_STATED PROBLEM_
Reproduce nothing but the lines from the start of the material through the line that includes "const ticksY = [0.60, 0.65, 0.70, 0.75, 0.80, 0.85, 0.90, 0.95];", both ends included, and omit every picture.
=====
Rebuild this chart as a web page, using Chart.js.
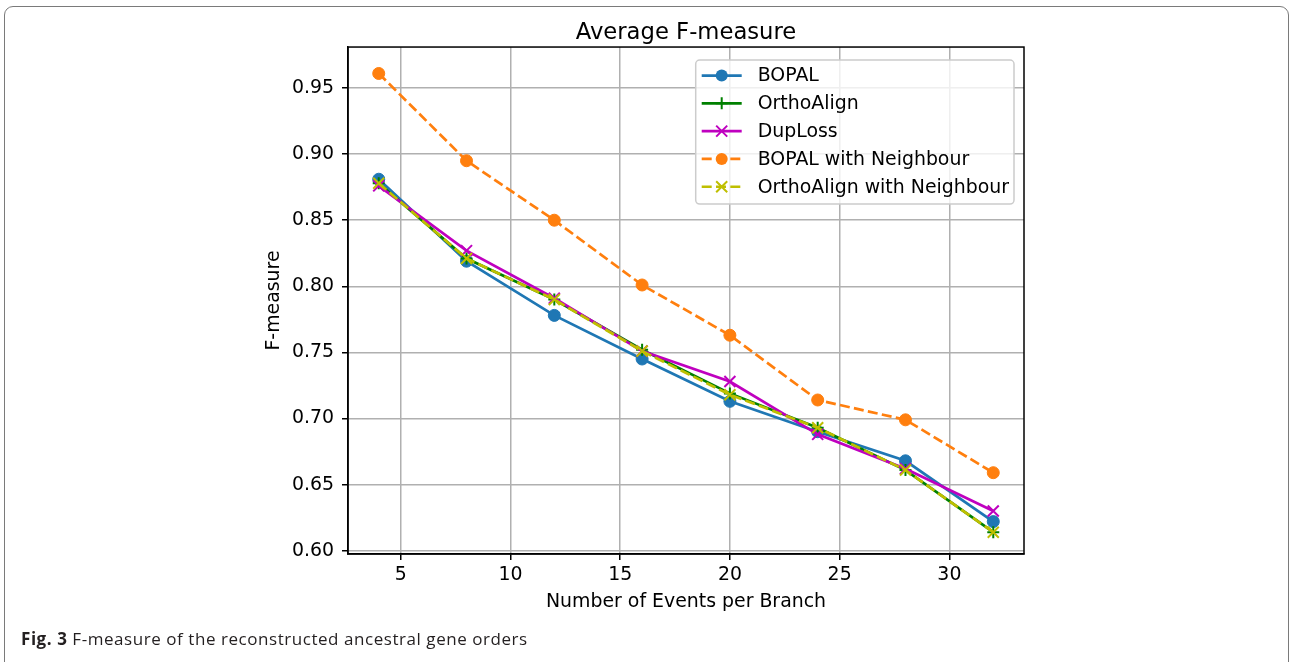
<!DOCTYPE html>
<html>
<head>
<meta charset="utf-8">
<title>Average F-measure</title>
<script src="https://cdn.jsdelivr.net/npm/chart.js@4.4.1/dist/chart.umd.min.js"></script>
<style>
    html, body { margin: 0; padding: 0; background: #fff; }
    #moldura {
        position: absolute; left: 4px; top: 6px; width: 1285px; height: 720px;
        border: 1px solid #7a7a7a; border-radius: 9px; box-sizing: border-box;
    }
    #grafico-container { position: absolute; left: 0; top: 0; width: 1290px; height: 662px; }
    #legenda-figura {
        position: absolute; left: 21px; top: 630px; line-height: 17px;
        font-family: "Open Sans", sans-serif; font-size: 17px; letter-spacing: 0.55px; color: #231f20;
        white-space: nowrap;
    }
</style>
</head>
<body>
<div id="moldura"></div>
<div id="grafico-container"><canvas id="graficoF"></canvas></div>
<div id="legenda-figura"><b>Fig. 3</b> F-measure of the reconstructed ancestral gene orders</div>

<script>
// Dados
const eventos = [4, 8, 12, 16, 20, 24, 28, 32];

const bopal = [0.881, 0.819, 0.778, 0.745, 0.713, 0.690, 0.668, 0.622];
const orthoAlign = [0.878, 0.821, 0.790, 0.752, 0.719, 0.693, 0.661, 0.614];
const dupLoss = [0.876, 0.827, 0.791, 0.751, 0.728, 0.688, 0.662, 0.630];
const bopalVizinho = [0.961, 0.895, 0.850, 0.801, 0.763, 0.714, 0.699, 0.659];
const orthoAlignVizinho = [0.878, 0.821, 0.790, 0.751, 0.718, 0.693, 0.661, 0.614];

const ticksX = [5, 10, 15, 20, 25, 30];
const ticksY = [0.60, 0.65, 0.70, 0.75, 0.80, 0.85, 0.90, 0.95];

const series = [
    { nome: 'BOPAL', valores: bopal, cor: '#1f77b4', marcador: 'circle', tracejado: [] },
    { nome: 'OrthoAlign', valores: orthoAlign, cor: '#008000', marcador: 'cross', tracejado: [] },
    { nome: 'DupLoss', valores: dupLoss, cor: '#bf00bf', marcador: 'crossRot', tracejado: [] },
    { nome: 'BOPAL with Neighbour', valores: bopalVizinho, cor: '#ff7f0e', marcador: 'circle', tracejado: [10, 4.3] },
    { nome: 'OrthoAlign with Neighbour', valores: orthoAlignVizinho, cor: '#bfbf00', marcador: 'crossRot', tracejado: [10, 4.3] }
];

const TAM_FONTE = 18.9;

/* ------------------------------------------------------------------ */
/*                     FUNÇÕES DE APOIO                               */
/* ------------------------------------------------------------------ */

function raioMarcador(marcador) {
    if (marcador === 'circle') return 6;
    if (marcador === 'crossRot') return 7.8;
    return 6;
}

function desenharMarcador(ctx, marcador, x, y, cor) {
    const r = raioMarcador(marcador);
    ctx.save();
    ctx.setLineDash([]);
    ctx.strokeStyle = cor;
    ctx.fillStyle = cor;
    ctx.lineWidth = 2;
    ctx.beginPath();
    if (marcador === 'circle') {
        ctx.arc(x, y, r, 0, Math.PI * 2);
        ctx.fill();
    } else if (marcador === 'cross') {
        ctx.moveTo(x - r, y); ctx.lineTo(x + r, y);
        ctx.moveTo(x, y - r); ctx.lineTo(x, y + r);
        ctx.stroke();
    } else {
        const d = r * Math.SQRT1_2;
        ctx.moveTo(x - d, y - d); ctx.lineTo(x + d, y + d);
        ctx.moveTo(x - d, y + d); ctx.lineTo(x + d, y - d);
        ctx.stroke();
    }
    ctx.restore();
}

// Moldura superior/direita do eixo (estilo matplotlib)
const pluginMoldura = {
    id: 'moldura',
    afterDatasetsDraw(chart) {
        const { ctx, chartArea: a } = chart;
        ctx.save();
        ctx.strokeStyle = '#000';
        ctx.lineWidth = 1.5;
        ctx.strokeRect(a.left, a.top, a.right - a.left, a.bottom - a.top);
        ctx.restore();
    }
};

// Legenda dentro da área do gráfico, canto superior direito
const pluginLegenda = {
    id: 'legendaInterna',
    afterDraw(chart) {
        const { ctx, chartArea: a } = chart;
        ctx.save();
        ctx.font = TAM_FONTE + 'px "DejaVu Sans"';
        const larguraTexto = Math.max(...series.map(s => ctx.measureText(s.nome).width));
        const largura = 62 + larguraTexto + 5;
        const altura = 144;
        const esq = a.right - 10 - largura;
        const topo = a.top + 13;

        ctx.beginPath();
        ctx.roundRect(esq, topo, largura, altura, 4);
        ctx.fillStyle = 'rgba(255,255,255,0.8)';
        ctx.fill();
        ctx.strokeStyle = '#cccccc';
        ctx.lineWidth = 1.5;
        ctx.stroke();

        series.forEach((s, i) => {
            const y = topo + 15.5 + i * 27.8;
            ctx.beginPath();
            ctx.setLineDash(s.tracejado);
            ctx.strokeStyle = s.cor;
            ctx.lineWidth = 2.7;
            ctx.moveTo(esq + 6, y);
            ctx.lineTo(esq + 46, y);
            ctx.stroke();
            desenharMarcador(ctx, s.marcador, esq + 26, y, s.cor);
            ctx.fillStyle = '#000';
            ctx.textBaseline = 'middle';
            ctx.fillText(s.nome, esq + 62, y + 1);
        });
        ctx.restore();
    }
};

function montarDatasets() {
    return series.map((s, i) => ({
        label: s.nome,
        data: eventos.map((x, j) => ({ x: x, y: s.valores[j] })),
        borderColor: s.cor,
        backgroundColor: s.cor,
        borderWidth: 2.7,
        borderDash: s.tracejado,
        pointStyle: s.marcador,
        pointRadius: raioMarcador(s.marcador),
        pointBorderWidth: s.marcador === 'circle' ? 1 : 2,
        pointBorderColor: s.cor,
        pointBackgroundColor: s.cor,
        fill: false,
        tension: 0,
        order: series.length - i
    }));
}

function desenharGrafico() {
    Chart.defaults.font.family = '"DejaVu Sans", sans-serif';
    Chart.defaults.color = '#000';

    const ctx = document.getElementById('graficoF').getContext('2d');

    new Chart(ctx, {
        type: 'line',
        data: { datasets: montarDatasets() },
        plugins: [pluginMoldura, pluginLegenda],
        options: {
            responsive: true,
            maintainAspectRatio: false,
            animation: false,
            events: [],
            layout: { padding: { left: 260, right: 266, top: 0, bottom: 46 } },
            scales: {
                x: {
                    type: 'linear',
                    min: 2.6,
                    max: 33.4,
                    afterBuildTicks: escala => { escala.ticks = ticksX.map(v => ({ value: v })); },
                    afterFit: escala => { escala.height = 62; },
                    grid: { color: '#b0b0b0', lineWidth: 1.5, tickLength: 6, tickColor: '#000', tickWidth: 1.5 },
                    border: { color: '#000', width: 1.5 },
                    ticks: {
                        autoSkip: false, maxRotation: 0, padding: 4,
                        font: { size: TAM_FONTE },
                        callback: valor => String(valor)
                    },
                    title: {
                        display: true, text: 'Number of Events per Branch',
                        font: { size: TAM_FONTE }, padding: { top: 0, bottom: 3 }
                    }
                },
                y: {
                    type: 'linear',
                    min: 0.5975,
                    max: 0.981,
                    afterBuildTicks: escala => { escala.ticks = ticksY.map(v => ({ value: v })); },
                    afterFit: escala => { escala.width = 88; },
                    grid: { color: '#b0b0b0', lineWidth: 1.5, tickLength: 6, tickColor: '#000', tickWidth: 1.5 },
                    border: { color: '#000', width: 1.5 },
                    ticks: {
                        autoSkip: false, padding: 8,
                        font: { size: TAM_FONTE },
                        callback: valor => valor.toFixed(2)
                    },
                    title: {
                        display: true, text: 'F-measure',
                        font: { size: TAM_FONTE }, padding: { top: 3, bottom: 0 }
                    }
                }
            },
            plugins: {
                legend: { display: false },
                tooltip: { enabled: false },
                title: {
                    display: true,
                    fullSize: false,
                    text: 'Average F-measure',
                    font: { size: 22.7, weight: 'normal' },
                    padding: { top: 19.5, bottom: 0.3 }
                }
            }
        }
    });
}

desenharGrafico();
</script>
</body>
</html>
=====
_WRITTEN SOLUTION_
Rebuild this chart as a web page, using Chart.js.
<!DOCTYPE html>
<html>
<head>
<meta charset="utf-8">
<title>Average F-measure</title>
<script src="https://cdn.jsdelivr.net/npm/chart.js@4.4.1/dist/chart.umd.min.js"></script>
<style>
    html, body { margin: 0; padding: 0; background: #fff; }
    #moldura {
        position: absolute; left: 4px; top: 6px; width: 1285px; height: 720px;
        border: 1px solid #7a7a7a; border-radius: 9px; box-sizing: border-box;
    }
    #grafico-container { position: absolute; left: 0; top: 0; width: 1290px; height: 662px; }
    #legenda-figura {
        position: absolute; left: 21px; top: 630px; line-height: 17px;
        font-family: "Open Sans", sans-serif; font-size: 17px; letter-spacing: 0.55px; color: #231f20;
        white-space: nowrap;
    }
</style>
</head>
<body>
<div id="moldura"></div>
<div id="grafico-container"><canvas id="graficoF"></canvas></div>
<div id="legenda-figura"><b>Fig. 3</b> F-measure of the reconstructed ancestral gene orders</div>

<script>
// Dados
const eventos = [4, 8, 12, 16, 20, 24, 28, 32];

const bopal = [0.881, 0.819, 0.778, 0.745, 0.713, 0.690, 0.668, 0.622];
const orthoAlign = [0.878, 0.821, 0.790, 0.752, 0.719, 0.693, 0.661, 0.614];
const dupLoss = [0.876, 0.827, 0.791, 0.751, 0.728, 0.688, 0.662, 0.630];
const bopalVizinho = [0.961, 0.895, 0.850, 0.801, 0.763, 0.714, 0.699, 0.659];
const orthoAlignVizinho = [0.878, 0.821, 0.790, 0.751, 0.718, 0.693, 0.661, 0.614];

const ticksX = [5, 10, 15, 20, 25, 30];
const ticksY = [0.60, 0.65, 0.70, 0.75, 0.80, 0.85, 0.90, 0.95];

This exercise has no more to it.